▶ EXERCISE REQUIREMENTS:
Return the records from the first line through the line containing "(-7.525,-5.4) rectangle (7.475,5.45);", and leave out the pictures.

▶ MATERIAL FOR THE TASK:
>> BEGIN
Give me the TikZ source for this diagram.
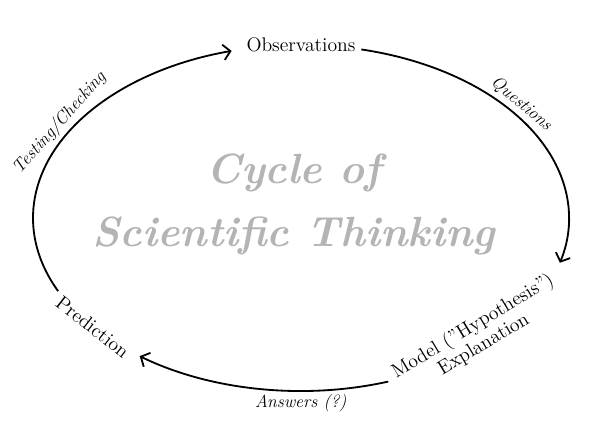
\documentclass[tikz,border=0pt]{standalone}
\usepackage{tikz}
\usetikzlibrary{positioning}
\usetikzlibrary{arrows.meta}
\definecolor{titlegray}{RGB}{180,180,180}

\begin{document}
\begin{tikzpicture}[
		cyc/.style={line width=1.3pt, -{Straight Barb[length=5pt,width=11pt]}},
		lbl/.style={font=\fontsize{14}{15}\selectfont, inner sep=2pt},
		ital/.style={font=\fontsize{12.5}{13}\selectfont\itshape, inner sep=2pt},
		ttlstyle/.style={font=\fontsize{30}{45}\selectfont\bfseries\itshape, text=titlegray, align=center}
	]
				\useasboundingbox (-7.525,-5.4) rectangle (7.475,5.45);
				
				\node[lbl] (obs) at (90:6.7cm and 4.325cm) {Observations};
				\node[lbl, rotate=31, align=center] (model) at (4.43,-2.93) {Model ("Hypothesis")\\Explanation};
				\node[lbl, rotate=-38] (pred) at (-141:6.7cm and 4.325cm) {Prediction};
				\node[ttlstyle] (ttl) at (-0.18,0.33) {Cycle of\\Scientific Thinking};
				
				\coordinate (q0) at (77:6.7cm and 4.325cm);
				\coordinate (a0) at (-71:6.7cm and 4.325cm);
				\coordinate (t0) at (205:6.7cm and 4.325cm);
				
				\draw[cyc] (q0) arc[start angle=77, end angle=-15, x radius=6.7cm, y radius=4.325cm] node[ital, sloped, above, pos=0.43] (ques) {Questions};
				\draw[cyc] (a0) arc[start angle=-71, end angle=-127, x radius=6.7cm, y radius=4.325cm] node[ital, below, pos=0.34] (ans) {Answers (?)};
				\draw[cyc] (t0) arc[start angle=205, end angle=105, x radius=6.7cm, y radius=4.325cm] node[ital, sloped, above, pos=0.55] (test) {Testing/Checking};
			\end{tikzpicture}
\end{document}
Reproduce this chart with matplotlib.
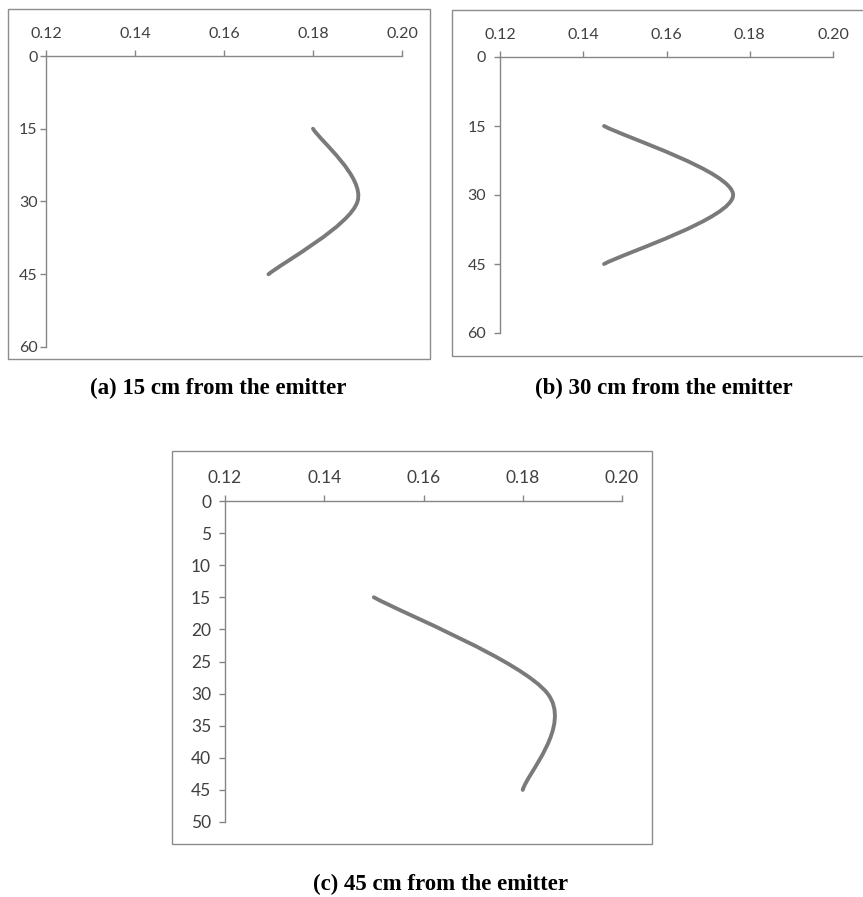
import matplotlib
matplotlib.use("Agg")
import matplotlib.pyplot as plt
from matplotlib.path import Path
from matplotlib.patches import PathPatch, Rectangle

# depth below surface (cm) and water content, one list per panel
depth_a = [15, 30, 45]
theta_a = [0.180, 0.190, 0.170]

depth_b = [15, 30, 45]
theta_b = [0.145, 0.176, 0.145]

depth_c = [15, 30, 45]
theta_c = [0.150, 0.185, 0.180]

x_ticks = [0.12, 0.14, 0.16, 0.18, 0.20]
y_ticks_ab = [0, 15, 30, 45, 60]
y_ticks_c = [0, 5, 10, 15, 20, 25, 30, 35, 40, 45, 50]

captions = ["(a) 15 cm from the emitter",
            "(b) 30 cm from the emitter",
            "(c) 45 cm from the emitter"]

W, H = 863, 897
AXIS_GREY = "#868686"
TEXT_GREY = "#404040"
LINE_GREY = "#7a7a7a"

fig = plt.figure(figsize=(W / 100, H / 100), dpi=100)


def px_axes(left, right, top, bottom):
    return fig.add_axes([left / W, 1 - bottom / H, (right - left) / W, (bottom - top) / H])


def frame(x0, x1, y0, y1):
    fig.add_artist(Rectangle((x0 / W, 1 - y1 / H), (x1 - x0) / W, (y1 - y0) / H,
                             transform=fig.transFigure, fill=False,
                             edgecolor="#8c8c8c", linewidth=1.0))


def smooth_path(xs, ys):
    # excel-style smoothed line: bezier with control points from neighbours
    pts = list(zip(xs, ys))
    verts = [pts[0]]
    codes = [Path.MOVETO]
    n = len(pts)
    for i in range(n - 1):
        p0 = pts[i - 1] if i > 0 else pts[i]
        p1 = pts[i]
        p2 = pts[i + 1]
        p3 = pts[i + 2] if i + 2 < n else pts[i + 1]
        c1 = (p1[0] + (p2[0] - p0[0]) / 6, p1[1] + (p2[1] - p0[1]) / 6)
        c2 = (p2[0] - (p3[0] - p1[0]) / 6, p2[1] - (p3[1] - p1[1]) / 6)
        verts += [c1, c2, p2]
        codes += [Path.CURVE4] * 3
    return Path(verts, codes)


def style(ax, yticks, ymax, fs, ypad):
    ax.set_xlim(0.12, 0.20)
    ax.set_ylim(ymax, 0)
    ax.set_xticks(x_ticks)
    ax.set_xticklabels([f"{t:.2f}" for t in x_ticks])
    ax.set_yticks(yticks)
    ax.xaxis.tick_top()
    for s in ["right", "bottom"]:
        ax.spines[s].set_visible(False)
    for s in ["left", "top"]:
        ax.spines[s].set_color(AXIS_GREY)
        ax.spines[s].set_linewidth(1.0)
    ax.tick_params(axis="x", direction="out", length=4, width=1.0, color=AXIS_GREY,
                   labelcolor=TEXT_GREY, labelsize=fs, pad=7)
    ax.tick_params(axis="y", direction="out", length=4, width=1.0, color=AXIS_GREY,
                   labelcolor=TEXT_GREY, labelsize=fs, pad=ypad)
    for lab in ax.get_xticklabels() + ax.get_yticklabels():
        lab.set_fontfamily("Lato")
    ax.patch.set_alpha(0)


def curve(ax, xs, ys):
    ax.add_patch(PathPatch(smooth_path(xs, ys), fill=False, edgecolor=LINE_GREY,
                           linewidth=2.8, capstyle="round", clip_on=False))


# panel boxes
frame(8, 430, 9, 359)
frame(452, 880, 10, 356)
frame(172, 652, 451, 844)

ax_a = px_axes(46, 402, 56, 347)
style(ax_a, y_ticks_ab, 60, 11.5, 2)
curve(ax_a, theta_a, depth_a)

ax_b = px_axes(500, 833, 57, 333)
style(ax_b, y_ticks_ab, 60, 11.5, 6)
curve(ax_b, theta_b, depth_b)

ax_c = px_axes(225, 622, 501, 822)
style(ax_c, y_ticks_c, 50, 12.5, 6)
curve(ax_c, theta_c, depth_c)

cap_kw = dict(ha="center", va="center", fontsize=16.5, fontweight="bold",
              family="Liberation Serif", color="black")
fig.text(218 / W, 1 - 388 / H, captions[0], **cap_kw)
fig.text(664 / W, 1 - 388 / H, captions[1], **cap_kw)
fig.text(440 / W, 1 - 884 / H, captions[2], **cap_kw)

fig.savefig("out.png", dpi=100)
>> END
▶ EXPECTED OUTPUT:
Give me the TikZ source for this diagram.
\documentclass[tikz,border=0pt]{standalone}
\usepackage{tikz}
\usetikzlibrary{positioning}
\usetikzlibrary{arrows.meta}
\definecolor{titlegray}{RGB}{180,180,180}

\begin{document}
\begin{tikzpicture}[
		cyc/.style={line width=1.3pt, -{Straight Barb[length=5pt,width=11pt]}},
		lbl/.style={font=\fontsize{14}{15}\selectfont, inner sep=2pt},
		ital/.style={font=\fontsize{12.5}{13}\selectfont\itshape, inner sep=2pt},
		ttlstyle/.style={font=\fontsize{30}{45}\selectfont\bfseries\itshape, text=titlegray, align=center}
	]
				\useasboundingbox (-7.525,-5.4) rectangle (7.475,5.45);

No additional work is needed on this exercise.